Thursday, May 9, 2013

Review: Two Alone (1934)


Mazie (Jean Parker) lives in a world as bleak and unforgiving as a Grant Wood painting.  An orphan, she was adopted into a life of drudgery and servitude by a harsh farm family, headed by the deplorable Slag (Arthur Byron) and his shrewish wife (Beulah Bondi).  Their daughter, Corie (Nydia Westman, who you'll hear more about soon), doesn't seem to care for Mazie one way or another, only noticing her existence to laugh at her.

Somehow, despite the lack of love and affection, this little weed has grown into a wildflower; Mazie is beautiful, dreamy-eyed, and curious.  Her only friend on the farm is George Marshall (Willard Robertson), an older hired hand, and her heart is broken when he leaves -- though he does promise to come back and save her someday.

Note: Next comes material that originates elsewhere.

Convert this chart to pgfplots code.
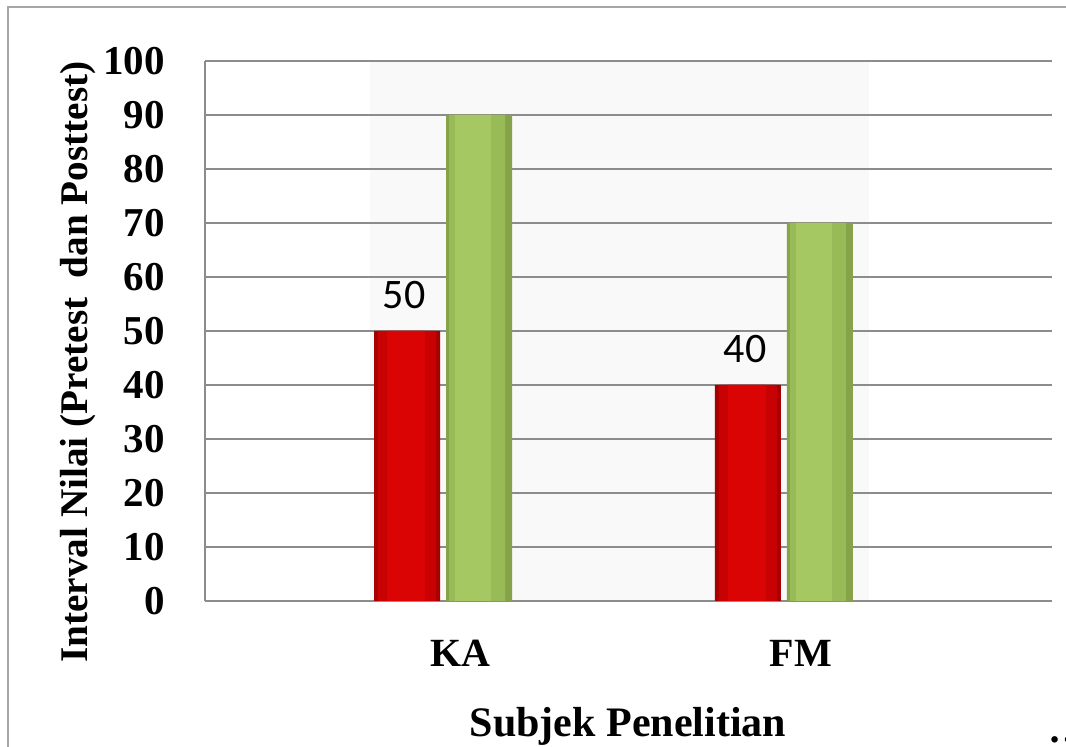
\documentclass[border=0pt]{standalone}
\usepackage{fontspec}
\setmainfont{Liberation Serif}
\newfontfamily\calib{Carlito}
\usepackage{pgfplots}
\pgfplotsset{compat=1.18}

\definecolor{gridgray}{HTML}{8C8C8C}
\definecolor{framegray}{HTML}{A6A6A6}
\definecolor{bandgray}{HTML}{F9F9F9}
\definecolor{redA}{HTML}{A80000}
\definecolor{redB}{HTML}{C80202}
\definecolor{redC}{HTML}{DA0404}
\definecolor{grnA}{HTML}{86A349}
\definecolor{grnB}{HTML}{98BA57}
\definecolor{grnC}{HTML}{A6C862}

\pgfplotstableread{
x pre post
0 50  90
1 40  70
}\scores

\begin{document}
\begin{tikzpicture}
\fill[white] (0pt,0pt) rectangle (533pt,373.5pt);
% outer frame of the chart area
\draw[framegray, line width=0.8pt] (4pt,0pt) -- (4pt,370pt) -- (533pt,370pt);
% pale back wall behind the bars
\fill[bandgray] (185pt,73pt) rectangle (434.5pt,343pt);

\begin{axis}[
  at={(102.5pt,73pt)}, anchor=south west,
  width=423.5pt, height=270pt, scale only axis,
  xmin=-0.698, xmax=1.786,
  ymin=0, ymax=100,
  ytick={0,10,...,100},
  xtick={0,1}, xticklabels={KA,FM},
  major tick length=0pt,
  ymajorgrids,
  grid style={gridgray, line width=1pt},
  axis x line*=bottom, axis y line*=left,
  axis line style={gridgray, line width=1pt, -},
  /pgf/number format/assume math mode=true,
  yticklabel style={font=\fontsize{20.5}{20.5}\selectfont\bfseries, anchor=east, inner sep=0pt, xshift=-20pt},
  xticklabel style={font=\fontsize{20}{20}\selectfont\bfseries, anchor=north, inner sep=0pt, yshift=-19.5pt, xshift=8.5pt},
  every axis plot/.append style={ybar, draw=none},
]
% Pretest: dark rim, body, bright centre
\addplot[bar width=33pt, bar shift=-18pt, fill=redA] table[x=x, y=pre] {\scores};
\addplot[bar width=29pt, bar shift=-18pt, fill=redB] table[x=x, y=pre] {\scores};
\addplot[bar width=19pt, bar shift=-18.5pt, fill=redC,
  nodes near coords,
  every node near coord/.style={font=\calib\fontsize{21}{21}\selectfont, text=black, anchor=south, inner sep=0pt, yshift=11pt, xshift=-19.5pt}]
  table[x=x, y=pre] {\scores};

% Posttest: darker on the right, lighter on the left
\addplot[bar width=33pt, bar shift=18pt, fill=grnA] table[x=x, y=post] {\scores};
\addplot[bar width=28pt, bar shift=17pt, fill=grnB] table[x=x, y=post] {\scores};
\addplot[bar width=18pt, bar shift=15pt, fill=grnC] table[x=x, y=post] {\scores};
\end{axis}

\node[rotate=90, font=\fontsize{19.6}{19.6}\selectfont\bfseries] at (39pt,192.5pt)
  {Interval Nilai (Pretest\ \ dan Posttest)};
\node[anchor=base, font=\fontsize{21}{21}\selectfont\bfseries] at (314pt,5pt)
  {Subjek Penelitian};
\node[anchor=base west, inner sep=0pt, font=\fontsize{20}{20}\selectfont\bfseries] at (524pt,2pt) {\dots};

\pgfresetboundingbox
\useasboundingbox (0pt,0pt) rectangle (533pt,373.5pt);
\end{tikzpicture}
\end{document}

One day, Mazie stumbles across Adam (Tom Brown), a troubled young man on the run, and treats him with the first compassion he's ever known.  They recognize something in each other, these two castoffs, and before they know it they've formed a bond -- one they will desperately need to hang on to...

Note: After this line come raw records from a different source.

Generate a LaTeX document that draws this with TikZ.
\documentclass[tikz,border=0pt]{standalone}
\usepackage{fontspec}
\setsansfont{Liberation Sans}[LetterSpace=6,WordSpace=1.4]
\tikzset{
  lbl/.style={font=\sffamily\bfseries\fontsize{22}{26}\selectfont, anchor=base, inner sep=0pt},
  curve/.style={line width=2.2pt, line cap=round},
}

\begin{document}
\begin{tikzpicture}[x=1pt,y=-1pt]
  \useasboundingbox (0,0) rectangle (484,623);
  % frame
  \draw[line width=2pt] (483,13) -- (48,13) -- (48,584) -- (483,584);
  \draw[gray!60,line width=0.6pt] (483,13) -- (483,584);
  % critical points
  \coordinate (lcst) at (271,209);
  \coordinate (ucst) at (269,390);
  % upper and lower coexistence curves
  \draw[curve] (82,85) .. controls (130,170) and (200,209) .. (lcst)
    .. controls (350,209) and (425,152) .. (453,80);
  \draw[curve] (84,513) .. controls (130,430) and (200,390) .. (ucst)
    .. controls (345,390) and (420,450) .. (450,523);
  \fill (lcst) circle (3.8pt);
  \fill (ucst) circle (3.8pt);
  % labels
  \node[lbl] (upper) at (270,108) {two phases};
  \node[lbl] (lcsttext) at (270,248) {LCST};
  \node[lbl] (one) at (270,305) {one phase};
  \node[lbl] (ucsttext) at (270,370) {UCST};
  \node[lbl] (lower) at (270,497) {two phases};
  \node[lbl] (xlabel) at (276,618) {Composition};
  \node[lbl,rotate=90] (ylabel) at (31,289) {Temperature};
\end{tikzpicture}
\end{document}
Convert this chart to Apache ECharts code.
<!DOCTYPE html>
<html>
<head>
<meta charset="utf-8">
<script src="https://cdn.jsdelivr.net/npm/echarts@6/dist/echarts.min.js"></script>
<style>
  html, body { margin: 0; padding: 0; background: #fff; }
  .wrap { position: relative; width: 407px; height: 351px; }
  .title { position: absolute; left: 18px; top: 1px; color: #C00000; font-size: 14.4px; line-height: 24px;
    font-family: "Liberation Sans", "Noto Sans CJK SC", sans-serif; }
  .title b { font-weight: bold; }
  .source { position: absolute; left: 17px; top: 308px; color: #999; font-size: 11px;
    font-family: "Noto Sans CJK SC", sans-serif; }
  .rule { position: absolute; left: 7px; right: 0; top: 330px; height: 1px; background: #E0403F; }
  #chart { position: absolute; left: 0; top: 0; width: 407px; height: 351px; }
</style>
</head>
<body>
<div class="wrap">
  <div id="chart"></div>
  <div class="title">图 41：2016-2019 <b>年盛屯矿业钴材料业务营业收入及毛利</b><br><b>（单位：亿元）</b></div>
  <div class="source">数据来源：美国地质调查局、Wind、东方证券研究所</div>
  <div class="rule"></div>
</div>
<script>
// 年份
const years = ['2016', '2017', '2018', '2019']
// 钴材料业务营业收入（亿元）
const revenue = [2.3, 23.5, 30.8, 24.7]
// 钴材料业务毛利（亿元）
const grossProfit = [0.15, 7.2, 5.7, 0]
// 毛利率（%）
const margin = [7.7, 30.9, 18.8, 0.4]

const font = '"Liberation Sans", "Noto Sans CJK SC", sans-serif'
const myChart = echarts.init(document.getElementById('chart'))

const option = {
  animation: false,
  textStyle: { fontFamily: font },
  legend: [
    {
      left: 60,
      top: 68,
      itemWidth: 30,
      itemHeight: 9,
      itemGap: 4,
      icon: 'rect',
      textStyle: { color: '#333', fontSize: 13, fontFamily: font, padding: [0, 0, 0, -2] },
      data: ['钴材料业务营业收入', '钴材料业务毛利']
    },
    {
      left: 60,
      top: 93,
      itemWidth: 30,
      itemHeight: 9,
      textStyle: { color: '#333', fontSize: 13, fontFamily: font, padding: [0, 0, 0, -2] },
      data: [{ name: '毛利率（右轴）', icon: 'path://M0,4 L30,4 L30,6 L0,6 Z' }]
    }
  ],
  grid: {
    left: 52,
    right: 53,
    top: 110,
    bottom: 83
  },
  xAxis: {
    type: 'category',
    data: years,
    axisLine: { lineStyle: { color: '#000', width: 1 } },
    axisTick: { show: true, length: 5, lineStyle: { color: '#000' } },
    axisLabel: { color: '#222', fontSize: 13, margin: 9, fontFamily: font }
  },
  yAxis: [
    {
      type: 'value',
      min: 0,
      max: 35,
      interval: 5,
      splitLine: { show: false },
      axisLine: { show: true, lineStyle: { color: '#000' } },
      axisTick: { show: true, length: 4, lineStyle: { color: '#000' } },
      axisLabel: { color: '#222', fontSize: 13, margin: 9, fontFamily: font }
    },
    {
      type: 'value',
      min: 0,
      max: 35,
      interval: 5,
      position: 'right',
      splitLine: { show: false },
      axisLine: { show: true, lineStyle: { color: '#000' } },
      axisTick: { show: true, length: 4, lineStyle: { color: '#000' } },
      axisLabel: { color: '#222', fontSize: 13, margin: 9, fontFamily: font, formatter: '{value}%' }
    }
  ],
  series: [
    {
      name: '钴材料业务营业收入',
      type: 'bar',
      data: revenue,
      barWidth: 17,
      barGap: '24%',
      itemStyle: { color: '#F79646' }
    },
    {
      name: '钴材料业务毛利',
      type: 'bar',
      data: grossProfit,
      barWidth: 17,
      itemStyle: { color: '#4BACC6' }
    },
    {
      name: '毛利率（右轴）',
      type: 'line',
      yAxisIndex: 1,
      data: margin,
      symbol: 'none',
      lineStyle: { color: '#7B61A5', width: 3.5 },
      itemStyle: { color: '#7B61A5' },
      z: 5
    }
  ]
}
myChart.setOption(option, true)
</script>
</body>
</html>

This movie touched me.  It's a soapy programmer, to be sure, and it starts a bit slow and rickety, but the performances are disarming.  Jean Parker imbues Mazie with an innocence that never devolves into dopeyness or gullibilty; both she and Tom Brown have such freshness, such vulnerability, that their love story never seems syrupy or overblown.   Arthur Byron plays one of the coldest, meanest characters in recent memory, and just when you think he might be softening...well, I don't want to give it away.  Charley Grapewin injects a bit of humor into the movie's darker moments with a small but pivotal role, and Zasu Pitts has a cameo as his long-suffering daughter.

Two Alone is a thinly-veiled Cinderella story, but it is also a very real and poignant tale of first love.  IMDb says it is also known as Wild Birds; it's worth seeing under any name.